Roger Hope, who has owned a butcher’s shop on the high street for 25 years, said he was most worried about the business rates he was charged for his premises, and said the (Conservative) council needed to do more for the town centre stores.

But he added: “I won’t be voting Labour. I never have done. They’ve got us into a right mess.”

Speaking at his home in the picturesque village of Pendleton, the morning after scooping two bottles of wine in the raffle at a village fund-raising night, Mr Evans offered some tips to those hoping to cause an upset on May 6.

“I think you can enjoy a battle more when you think your chances of success are slight,” he said.

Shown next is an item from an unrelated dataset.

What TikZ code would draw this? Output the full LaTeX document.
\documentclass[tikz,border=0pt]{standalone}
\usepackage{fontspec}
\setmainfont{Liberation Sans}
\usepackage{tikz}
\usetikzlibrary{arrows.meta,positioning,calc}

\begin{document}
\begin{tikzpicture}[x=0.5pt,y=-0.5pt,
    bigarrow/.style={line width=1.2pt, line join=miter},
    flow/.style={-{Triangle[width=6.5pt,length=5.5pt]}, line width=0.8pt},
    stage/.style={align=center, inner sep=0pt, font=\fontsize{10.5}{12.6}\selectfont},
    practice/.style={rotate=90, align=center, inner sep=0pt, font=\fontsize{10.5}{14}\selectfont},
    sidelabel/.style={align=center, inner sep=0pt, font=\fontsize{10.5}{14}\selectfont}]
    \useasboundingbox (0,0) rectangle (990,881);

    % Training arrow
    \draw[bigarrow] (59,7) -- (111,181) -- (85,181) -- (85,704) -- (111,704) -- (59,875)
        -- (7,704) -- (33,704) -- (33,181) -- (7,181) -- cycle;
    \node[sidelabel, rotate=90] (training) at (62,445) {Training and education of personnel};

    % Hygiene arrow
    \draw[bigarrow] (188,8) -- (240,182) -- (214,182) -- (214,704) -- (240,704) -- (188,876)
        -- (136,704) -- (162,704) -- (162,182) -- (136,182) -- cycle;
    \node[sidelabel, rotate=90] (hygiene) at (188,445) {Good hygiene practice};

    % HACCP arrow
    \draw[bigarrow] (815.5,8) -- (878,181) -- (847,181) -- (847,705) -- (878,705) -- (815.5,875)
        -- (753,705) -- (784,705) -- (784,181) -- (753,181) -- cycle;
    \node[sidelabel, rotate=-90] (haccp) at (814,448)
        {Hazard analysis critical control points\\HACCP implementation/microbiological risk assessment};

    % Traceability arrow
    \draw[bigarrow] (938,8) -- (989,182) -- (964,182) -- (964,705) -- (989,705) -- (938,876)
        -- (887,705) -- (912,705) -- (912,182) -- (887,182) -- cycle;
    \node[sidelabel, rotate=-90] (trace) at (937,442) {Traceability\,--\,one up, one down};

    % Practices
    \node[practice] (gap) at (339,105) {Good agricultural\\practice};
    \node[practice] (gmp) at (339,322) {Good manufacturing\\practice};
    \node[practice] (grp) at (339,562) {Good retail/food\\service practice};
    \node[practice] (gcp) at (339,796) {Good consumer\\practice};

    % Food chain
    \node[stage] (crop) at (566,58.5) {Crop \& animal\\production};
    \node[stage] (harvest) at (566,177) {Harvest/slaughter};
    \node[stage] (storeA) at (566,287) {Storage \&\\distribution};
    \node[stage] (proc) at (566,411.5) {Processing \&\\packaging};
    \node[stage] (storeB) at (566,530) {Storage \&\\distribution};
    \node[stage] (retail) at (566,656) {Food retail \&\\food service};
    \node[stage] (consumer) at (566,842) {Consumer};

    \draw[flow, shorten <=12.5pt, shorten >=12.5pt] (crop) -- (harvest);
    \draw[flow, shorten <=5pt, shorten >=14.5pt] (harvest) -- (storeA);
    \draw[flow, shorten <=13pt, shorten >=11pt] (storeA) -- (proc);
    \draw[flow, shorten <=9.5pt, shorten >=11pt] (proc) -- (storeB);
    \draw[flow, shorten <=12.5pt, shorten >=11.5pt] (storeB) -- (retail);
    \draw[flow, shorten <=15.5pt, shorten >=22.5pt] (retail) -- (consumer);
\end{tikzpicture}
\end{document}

“My sage piece of advice to them is to enjoy what they are doing.”

But the man who won back the borough from the Lib Dems in 1992, following a shock defeat in a poll tax protest vote, insisted his team were taking nothing for granted. Boundary changes have left him with Labour-dominated wards in areas like Bamber Bridge and Farrington, at the expense of Tory Fulwood, which has slashed his “notional” majority to more like 5,000 by some estimates.

“We will fight it as if it was a marginal. There is no such thing as a safe seat. There’s always the option that people could just decide to vote for someone else.”

The Electoral Reform Society disagrees, listing Ribble Valley as part of Britain’s “safe parliament”, telling Mr Evans he could ‘pack his bags for Westminster’ before the election had even been called.

Yet the candidates hoping to cause an upset are defiant about their chances. Liberal Democrat Allan Knox had a particularly tough start to the campaign, being bitten by a dog while delivering leaflets.

He also has to contend with his party’s clear policy to cancel the third tranche of BAE Systems’ Eurofighter Typhoon contract.

Other parties have rounded on the Lib Dems over BAE, accusing them of putting thousands of jobs at risk at and around its Samlesbury base.

Mr Knox said the Conservatives had not yet committed to the project, adding: “We have been absolutely honest.

"It’s not a system that is going to be appropriate to what we need in the future.”

Listing priorities including fair taxes and green jobs, he said: “I have got to work and give people a reason to change their minds.

“If you don’t put your head above the parapet to get shot at, it will never happen.”

Former soldier Paul Foster has won the Labour nomination, and he is juggling the campaign with a full-time job for a renewable energy company in Salford.

He was equally upbeat, even borrowing the Tories’ ‘time for a change’ slogan to press for an end to Mr Evans’ reign.

“I do not think it’s a thankless task. I still believe the Labour Party, and me, can win this seat.

“There is a real appetite for change in the types of MPs we are sending to Westminster.

"And the boundary changes have helped.”

Mr Foster listed his three goals as securing the recovery, employment and affordable housing provision.

Also in the contest is former Clitheroe FC chairman Steve Rush, the UK Independence Party candidate.

His tenure at the club included the 1996 cup run to the FA Vase final at Wembley, and the 55-year-old is promising a “common sense” approach as he looks to perform a different type of giant-killing act.